Abstract:
Coconut (Cocos nucifera L) water is found in abundance in Desiccated Coconut (DC)
factories and it is the main constituent in the wastewater from DC industry. DC effluent does
not meet the water discharge standards and has to be treated prior to the discharge. Coconut
water contains sugars and nutrition but limited in industrial application due to its low
concentration. The aim of this work is to explore the possibilities of value addition to waste
coconut water from DC industry and cutting down the load on wastewater treatment plants.
Two main coconut cultivating regions (north-west and south) were selected for sample
collection. Coconut water volume per coconut was examined and statistical values of
coconut consumption from DC factories were used to calculate coconut water discharged
daily and annually from DC industry. Average coconut water volume per coconut found to
be 124 ml. Total sugar concentration was used to calculate the total amount of sugar
available in coconut water from the DC industry.
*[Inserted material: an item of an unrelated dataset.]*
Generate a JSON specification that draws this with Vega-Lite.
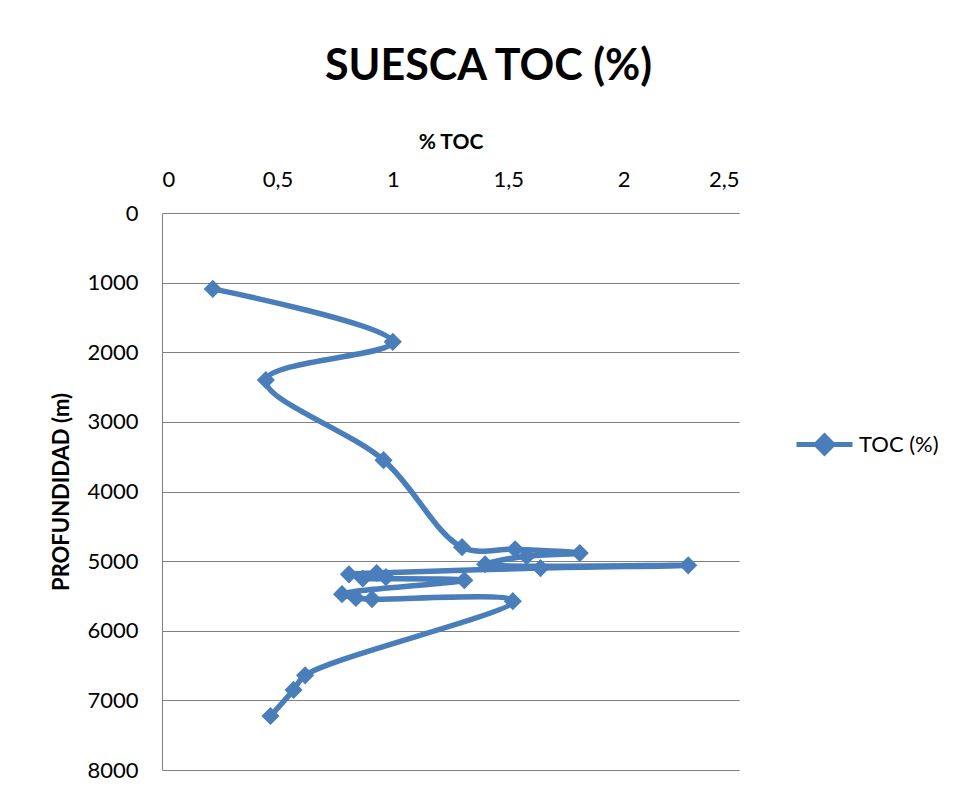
{
  "$schema": "https://vega.github.io/schema/vega-lite/v6.json",
  "width": 577,
  "height": 557,
  "autosize": {"type": "none"},
  "padding": {"left": 162, "top": 213, "right": 217, "bottom": 25},
  "background": "white",
  "config": {
    "font": "Lato",
    "view": {"stroke": null}
  },
  "title": {
    "text": "SUESCA TOC (%)",
    "anchor": "middle",
    "dx": 38,
    "offset": 42,
    "fontSize": 43,
    "fontWeight": "bold",
    "font": "Lato",
    "color": "#000000"
  },
  "data": {
    "values": [
      {"toc": 0.22, "depth": 1090},
      {"toc": 1.00, "depth": 1850},
      {"toc": 0.45, "depth": 2400},
      {"toc": 0.96, "depth": 3550},
      {"toc": 1.30, "depth": 4800},
      {"toc": 1.53, "depth": 4830},
      {"toc": 1.81, "depth": 4885},
      {"toc": 1.58, "depth": 4930},
      {"toc": 1.40, "depth": 5045},
      {"toc": 2.28, "depth": 5060},
      {"toc": 1.64, "depth": 5100},
      {"toc": 0.93, "depth": 5170},
      {"toc": 0.81, "depth": 5190},
      {"toc": 0.97, "depth": 5230},
      {"toc": 0.87, "depth": 5250},
      {"toc": 1.31, "depth": 5275},
      {"toc": 0.78, "depth": 5475},
      {"toc": 0.84, "depth": 5530},
      {"toc": 0.91, "depth": 5545},
      {"toc": 1.52, "depth": 5575},
      {"toc": 0.62, "depth": 6640},
      {"toc": 0.57, "depth": 6850},
      {"toc": 0.47, "depth": 7225}
    ]
  },
  "encoding": {
    "x": {
      "field": "toc",
      "type": "quantitative",
      "scale": {"domain": [0, 2.5], "nice": false, "zero": false},
      "axis": {
        "orient": "top",
        "title": "% TOC",
        "titleFontSize": 21,
        "titleFontWeight": "bold",
        "titleColor": "#000000",
        "titlePadding": 16,
        "values": [0, 0.5, 1, 1.5, 2, 2.5],
        "labelExpr": "replace(format(datum.value, '~g'), '.', ',')",
        "labelFontSize": 22,
        "labelColor": "#000000",
        "labelPadding": 22,
        "ticks": false,
        "domain": false,
        "grid": false
      }
    },
    "y": {
      "field": "depth",
      "type": "quantitative",
      "scale": {"domain": [0, 8000], "reverse": true, "nice": false},
      "axis": {
        "title": "PROFUNDIDAD (m)",
        "titleFontSize": 22,
        "titleFontWeight": "bold",
        "titleColor": "#000000",
        "titlePadding": 13,
        "values": [0, 1000, 2000, 3000, 4000, 5000, 6000, 7000, 8000],
        "format": "d",
        "labelFontSize": 22,
        "labelColor": "#000000",
        "labelPadding": 24,
        "ticks": false,
        "domain": true,
        "domainColor": "#7f7f7f",
        "domainWidth": 1,
        "grid": true,
        "gridColor": "#7f7f7f",
        "gridWidth": 1
      }
    },
    "order": {"field": "depth", "type": "quantitative"},
    "color": {
      "datum": "TOC (%)",
      "type": "nominal",
      "scale": {"range": ["#4a7ebb"]},
      "legend": {
        "title": null,
        "orient": "none",
        "legendX": 632,
        "legendY": 201,
        "symbolType": "M-1,0H1M0,-0.3L0.3,0L0,0.3L-0.3,0Z",
        "symbolSize": 3136,
        "symbolStrokeWidth": 5,
        "symbolFillColor": "#4a7ebb",
        "symbolStrokeColor": "#4a7ebb",
        "labelFontSize": 22,
        "labelColor": "#000000",
        "labelOffset": 4
      }
    }
  },
  "layer": [
    {
      "mark": {"type": "line", "interpolate": "catmull-rom", "strokeWidth": 5.5, "strokeCap": "round", "strokeJoin": "round"}
    },
    {
      "mark": {"type": "point", "shape": "diamond", "filled": true, "size": 330, "opacity": 1}
    }
  ]
}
The total sugar concentration in coconut water is low (North western region 32.6g/l,
Southern region 19.5g/l), which will result low efficiency if used as the sugar source in
fermentation. Hence, it was decided to improve the sugar concentration of coconut water
obtained from the DC industry using evaporation. Evaporation was carried out at three
pressure levels (47.4kPa, 101.3kPa and 198.6kPa) into four concentration levels. The effect
of evaporation on the total sugar content was evaluated. Main drawback of evaporative
concentration of coconut water was the thermal degradation of sugar ranging from 0.12% to
18%. During evaporation acidity and insoluble solids of the coconut water increased.
The concentrated coconut water was fermented into ethanol with a good efficiency. Volume
reduction level of 5 was sufficient to achieve sugar consumption efficiencies about 89% and
evaporation could be carried out at atmospheric pressure. The fermentation efficiency had
marginally dropped with the increase of the volume reduction level and the increase in
temperature and pressure used for evaporation process. A significant drop in the
fermentation efficiency was observed with high sugar concentrations and in the presence of
inhibitors such as HMF and furfural which may be formed at high temperature evaporation
to achieve high volume reduction levels.
The annual coconut water wasted in DC industries was estimated to be about 36.3 million.
However, the estimated producible pure ethanol amount from an average DC factory was
estimated to be 50-60kg per day. Hence concentration followed by fermentation may not be
an economical option for DC factories if pure ethanol is produced as the final product.
However, there is a high potential for producing alcoholic beverage using waste coconut
water from DC industry.